● **Task objective**
Would it be possible to write out each entry below exactly, without the pictures?

● **Records shown**
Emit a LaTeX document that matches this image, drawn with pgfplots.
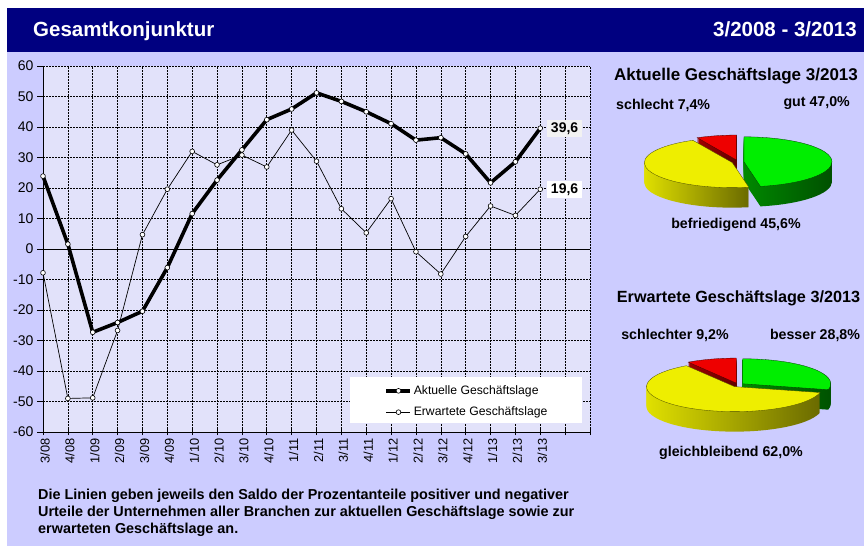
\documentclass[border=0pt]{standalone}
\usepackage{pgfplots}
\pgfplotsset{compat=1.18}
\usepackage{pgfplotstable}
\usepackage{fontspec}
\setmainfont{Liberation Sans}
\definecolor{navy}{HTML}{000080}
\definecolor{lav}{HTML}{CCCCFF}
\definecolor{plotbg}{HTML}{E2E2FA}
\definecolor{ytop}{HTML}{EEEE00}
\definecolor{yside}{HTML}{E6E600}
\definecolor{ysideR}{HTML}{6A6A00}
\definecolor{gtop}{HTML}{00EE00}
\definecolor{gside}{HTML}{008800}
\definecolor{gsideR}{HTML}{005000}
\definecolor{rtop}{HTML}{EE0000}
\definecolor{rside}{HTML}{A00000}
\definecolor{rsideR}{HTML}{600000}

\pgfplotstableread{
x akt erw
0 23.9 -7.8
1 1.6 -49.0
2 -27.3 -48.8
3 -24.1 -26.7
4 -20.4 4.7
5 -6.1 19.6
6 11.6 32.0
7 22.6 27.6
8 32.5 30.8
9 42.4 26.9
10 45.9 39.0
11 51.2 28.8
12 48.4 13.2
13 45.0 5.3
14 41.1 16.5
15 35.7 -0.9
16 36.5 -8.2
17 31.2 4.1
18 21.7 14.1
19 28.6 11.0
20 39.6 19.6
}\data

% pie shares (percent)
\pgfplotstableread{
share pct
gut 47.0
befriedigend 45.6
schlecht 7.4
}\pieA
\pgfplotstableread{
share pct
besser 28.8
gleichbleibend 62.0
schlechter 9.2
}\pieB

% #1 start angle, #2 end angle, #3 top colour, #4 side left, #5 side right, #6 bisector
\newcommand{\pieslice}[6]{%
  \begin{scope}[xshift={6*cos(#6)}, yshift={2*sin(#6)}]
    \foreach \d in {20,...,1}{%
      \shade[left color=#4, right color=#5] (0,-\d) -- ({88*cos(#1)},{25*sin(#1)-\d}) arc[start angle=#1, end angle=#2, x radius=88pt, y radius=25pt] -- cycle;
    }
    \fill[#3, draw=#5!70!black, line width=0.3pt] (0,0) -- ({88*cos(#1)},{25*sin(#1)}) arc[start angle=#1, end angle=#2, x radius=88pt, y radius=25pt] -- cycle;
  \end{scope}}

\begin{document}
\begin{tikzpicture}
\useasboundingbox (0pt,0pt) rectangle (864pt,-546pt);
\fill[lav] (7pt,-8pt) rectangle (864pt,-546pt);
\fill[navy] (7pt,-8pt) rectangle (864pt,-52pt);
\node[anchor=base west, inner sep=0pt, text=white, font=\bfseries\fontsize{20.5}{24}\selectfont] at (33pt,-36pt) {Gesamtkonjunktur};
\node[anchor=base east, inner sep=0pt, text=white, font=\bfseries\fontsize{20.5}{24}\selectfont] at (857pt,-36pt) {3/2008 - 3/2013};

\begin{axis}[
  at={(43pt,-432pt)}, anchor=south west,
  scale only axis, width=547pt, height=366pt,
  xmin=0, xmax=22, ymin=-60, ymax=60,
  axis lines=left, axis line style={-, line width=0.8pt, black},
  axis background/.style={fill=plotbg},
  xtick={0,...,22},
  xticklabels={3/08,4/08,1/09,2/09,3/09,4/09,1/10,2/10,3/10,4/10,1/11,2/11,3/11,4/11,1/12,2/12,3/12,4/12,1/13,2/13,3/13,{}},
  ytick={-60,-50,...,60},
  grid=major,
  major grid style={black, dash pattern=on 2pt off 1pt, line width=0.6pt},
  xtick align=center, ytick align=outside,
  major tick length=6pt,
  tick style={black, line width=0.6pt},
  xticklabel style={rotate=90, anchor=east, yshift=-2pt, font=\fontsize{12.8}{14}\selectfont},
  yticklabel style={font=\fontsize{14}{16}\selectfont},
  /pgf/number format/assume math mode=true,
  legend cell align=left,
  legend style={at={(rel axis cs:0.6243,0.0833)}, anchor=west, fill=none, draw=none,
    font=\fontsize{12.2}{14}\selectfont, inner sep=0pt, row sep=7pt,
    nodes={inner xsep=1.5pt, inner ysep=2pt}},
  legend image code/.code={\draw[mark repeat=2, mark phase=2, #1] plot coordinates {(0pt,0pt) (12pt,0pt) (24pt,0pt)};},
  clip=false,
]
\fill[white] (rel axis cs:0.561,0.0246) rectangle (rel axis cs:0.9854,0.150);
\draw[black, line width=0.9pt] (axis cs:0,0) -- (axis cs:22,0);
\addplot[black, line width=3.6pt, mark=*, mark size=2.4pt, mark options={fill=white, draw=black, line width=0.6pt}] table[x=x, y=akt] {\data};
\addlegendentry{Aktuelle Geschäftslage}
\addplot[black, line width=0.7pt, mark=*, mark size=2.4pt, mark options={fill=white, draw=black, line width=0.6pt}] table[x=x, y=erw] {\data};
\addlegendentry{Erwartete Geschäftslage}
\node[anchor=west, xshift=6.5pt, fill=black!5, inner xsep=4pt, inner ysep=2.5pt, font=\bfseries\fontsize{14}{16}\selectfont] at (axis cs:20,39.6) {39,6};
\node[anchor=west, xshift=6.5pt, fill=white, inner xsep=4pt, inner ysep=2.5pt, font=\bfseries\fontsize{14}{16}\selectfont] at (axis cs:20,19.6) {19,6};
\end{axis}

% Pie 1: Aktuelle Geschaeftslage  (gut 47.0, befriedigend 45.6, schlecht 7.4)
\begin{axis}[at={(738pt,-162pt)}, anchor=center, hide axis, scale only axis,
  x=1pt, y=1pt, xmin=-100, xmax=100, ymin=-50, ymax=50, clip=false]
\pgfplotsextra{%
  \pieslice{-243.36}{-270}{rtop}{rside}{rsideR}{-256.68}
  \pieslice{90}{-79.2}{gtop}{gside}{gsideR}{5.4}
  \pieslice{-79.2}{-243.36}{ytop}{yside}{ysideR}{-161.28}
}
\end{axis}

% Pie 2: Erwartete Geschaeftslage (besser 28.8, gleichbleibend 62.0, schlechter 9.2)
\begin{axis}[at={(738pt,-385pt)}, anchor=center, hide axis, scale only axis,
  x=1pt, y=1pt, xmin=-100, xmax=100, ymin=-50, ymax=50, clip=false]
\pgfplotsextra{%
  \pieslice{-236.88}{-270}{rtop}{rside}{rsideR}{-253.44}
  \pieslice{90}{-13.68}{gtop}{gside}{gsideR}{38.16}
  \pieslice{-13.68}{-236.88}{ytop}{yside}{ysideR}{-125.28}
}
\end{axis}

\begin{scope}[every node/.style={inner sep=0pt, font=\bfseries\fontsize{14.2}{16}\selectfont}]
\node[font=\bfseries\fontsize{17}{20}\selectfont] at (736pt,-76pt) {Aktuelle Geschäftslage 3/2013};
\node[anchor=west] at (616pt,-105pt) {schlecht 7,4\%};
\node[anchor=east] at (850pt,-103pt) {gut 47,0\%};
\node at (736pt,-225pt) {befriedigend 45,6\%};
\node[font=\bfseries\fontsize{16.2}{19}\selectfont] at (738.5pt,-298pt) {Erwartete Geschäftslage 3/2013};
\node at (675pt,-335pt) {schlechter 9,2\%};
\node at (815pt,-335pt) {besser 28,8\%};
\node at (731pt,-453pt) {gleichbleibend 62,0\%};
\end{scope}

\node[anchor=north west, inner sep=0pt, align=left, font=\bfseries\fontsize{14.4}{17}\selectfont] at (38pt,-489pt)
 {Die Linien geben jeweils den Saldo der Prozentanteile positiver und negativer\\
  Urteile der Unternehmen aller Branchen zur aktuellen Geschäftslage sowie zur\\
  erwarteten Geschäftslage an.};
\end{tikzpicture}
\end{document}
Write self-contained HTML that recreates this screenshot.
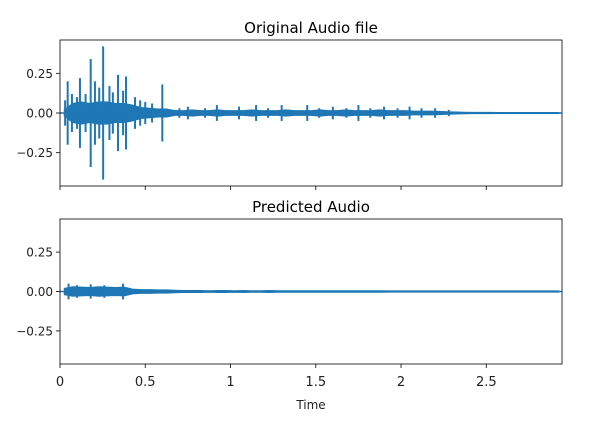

● **Written response**
Emit a LaTeX document that matches this image, drawn with pgfplots.
\documentclass[border=0pt]{standalone}
\usepackage{pgfplots}
\pgfplotsset{compat=1.18}
\usepackage{pgfplotstable}
\usepackage{fontspec}
\setmainfont{Liberation Sans}
\definecolor{navy}{HTML}{000080}
\definecolor{lav}{HTML}{CCCCFF}
\definecolor{plotbg}{HTML}{E2E2FA}
\definecolor{ytop}{HTML}{EEEE00}
\definecolor{yside}{HTML}{E6E600}
\definecolor{ysideR}{HTML}{6A6A00}
\definecolor{gtop}{HTML}{00EE00}
\definecolor{gside}{HTML}{008800}
\definecolor{gsideR}{HTML}{005000}
\definecolor{rtop}{HTML}{EE0000}
\definecolor{rside}{HTML}{A00000}
\definecolor{rsideR}{HTML}{600000}

\pgfplotstableread{
x akt erw
0 23.9 -7.8
1 1.6 -49.0
2 -27.3 -48.8
3 -24.1 -26.7
4 -20.4 4.7
5 -6.1 19.6
6 11.6 32.0
7 22.6 27.6
8 32.5 30.8
9 42.4 26.9
10 45.9 39.0
11 51.2 28.8
12 48.4 13.2
13 45.0 5.3
14 41.1 16.5
15 35.7 -0.9
16 36.5 -8.2
17 31.2 4.1
18 21.7 14.1
19 28.6 11.0
20 39.6 19.6
}\data

% pie shares (percent)
\pgfplotstableread{
share pct
gut 47.0
befriedigend 45.6
schlecht 7.4
}\pieA
\pgfplotstableread{
share pct
besser 28.8
gleichbleibend 62.0
schlechter 9.2
}\pieB

% #1 start angle, #2 end angle, #3 top colour, #4 side left, #5 side right, #6 bisector
\newcommand{\pieslice}[6]{%
  \begin{scope}[xshift={6*cos(#6)}, yshift={2*sin(#6)}]
    \foreach \d in {20,...,1}{%
      \shade[left color=#4, right color=#5] (0,-\d) -- ({88*cos(#1)},{25*sin(#1)-\d}) arc[start angle=#1, end angle=#2, x radius=88pt, y radius=25pt] -- cycle;
    }
    \fill[#3, draw=#5!70!black, line width=0.3pt] (0,0) -- ({88*cos(#1)},{25*sin(#1)}) arc[start angle=#1, end angle=#2, x radius=88pt, y radius=25pt] -- cycle;
  \end{scope}}

\begin{document}
\begin{tikzpicture}
\useasboundingbox (0pt,0pt) rectangle (864pt,-546pt);
\fill[lav] (7pt,-8pt) rectangle (864pt,-546pt);
\fill[navy] (7pt,-8pt) rectangle (864pt,-52pt);
\node[anchor=base west, inner sep=0pt, text=white, font=\bfseries\fontsize{20.5}{24}\selectfont] at (33pt,-36pt) {Gesamtkonjunktur};
\node[anchor=base east, inner sep=0pt, text=white, font=\bfseries\fontsize{20.5}{24}\selectfont] at (857pt,-36pt) {3/2008 - 3/2013};

\begin{axis}[
  at={(43pt,-432pt)}, anchor=south west,
  scale only axis, width=547pt, height=366pt,
  xmin=0, xmax=22, ymin=-60, ymax=60,
  axis lines=left, axis line style={-, line width=0.8pt, black},
  axis background/.style={fill=plotbg},
  xtick={0,...,22},
  xticklabels={3/08,4/08,1/09,2/09,3/09,4/09,1/10,2/10,3/10,4/10,1/11,2/11,3/11,4/11,1/12,2/12,3/12,4/12,1/13,2/13,3/13,{}},
  ytick={-60,-50,...,60},
  grid=major,
  major grid style={black, dash pattern=on 2pt off 1pt, line width=0.6pt},
  xtick align=center, ytick align=outside,
  major tick length=6pt,
  tick style={black, line width=0.6pt},
  xticklabel style={rotate=90, anchor=east, yshift=-2pt, font=\fontsize{12.8}{14}\selectfont},
  yticklabel style={font=\fontsize{14}{16}\selectfont},
  /pgf/number format/assume math mode=true,
  legend cell align=left,
  legend style={at={(rel axis cs:0.6243,0.0833)}, anchor=west, fill=none, draw=none,
    font=\fontsize{12.2}{14}\selectfont, inner sep=0pt, row sep=7pt,
    nodes={inner xsep=1.5pt, inner ysep=2pt}},
  legend image code/.code={\draw[mark repeat=2, mark phase=2, #1] plot coordinates {(0pt,0pt) (12pt,0pt) (24pt,0pt)};},
  clip=false,
]
\fill[white] (rel axis cs:0.561,0.0246) rectangle (rel axis cs:0.9854,0.150);
\draw[black, line width=0.9pt] (axis cs:0,0) -- (axis cs:22,0);
\addplot[black, line width=3.6pt, mark=*, mark size=2.4pt, mark options={fill=white, draw=black, line width=0.6pt}] table[x=x, y=akt] {\data};
\addlegendentry{Aktuelle Geschäftslage}
\addplot[black, line width=0.7pt, mark=*, mark size=2.4pt, mark options={fill=white, draw=black, line width=0.6pt}] table[x=x, y=erw] {\data};
\addlegendentry{Erwartete Geschäftslage}
\node[anchor=west, xshift=6.5pt, fill=black!5, inner xsep=4pt, inner ysep=2.5pt, font=\bfseries\fontsize{14}{16}\selectfont] at (axis cs:20,39.6) {39,6};
\node[anchor=west, xshift=6.5pt, fill=white, inner xsep=4pt, inner ysep=2.5pt, font=\bfseries\fontsize{14}{16}\selectfont] at (axis cs:20,19.6) {19,6};
\end{axis}

% Pie 1: Aktuelle Geschaeftslage  (gut 47.0, befriedigend 45.6, schlecht 7.4)
\begin{axis}[at={(738pt,-162pt)}, anchor=center, hide axis, scale only axis,
  x=1pt, y=1pt, xmin=-100, xmax=100, ymin=-50, ymax=50, clip=false]
\pgfplotsextra{%
  \pieslice{-243.36}{-270}{rtop}{rside}{rsideR}{-256.68}
  \pieslice{90}{-79.2}{gtop}{gside}{gsideR}{5.4}
  \pieslice{-79.2}{-243.36}{ytop}{yside}{ysideR}{-161.28}
}
\end{axis}

% Pie 2: Erwartete Geschaeftslage (besser 28.8, gleichbleibend 62.0, schlechter 9.2)
\begin{axis}[at={(738pt,-385pt)}, anchor=center, hide axis, scale only axis,
  x=1pt, y=1pt, xmin=-100, xmax=100, ymin=-50, ymax=50, clip=false]
\pgfplotsextra{%
  \pieslice{-236.88}{-270}{rtop}{rside}{rsideR}{-253.44}
  \pieslice{90}{-13.68}{gtop}{gside}{gsideR}{38.16}
  \pieslice{-13.68}{-236.88}{ytop}{yside}{ysideR}{-125.28}
}
\end{axis}

\begin{scope}[every node/.style={inner sep=0pt, font=\bfseries\fontsize{14.2}{16}\selectfont}]
\node[font=\bfseries\fontsize{17}{20}\selectfont] at (736pt,-76pt) {Aktuelle Geschäftslage 3/2013};
\node[anchor=west] at (616pt,-105pt) {schlecht 7,4\%};
\node[anchor=east] at (850pt,-103pt) {gut 47,0\%};
\node at (736pt,-225pt) {befriedigend 45,6\%};
\node[font=\bfseries\fontsize{16.2}{19}\selectfont] at (738.5pt,-298pt) {Erwartete Geschäftslage 3/2013};
\node at (675pt,-335pt) {schlechter 9,2\%};
\node at (815pt,-335pt) {besser 28,8\%};
\node at (731pt,-453pt) {gleichbleibend 62,0\%};
\end{scope}

\node[anchor=north west, inner sep=0pt, align=left, font=\bfseries\fontsize{14.4}{17}\selectfont] at (38pt,-489pt)
 {Die Linien geben jeweils den Saldo der Prozentanteile positiver und negativer\\
  Urteile der Unternehmen aller Branchen zur aktuellen Geschäftslage sowie zur\\
  erwarteten Geschäftslage an.};
\end{tikzpicture}
\end{document}
Write self-contained HTML that recreates this screenshot.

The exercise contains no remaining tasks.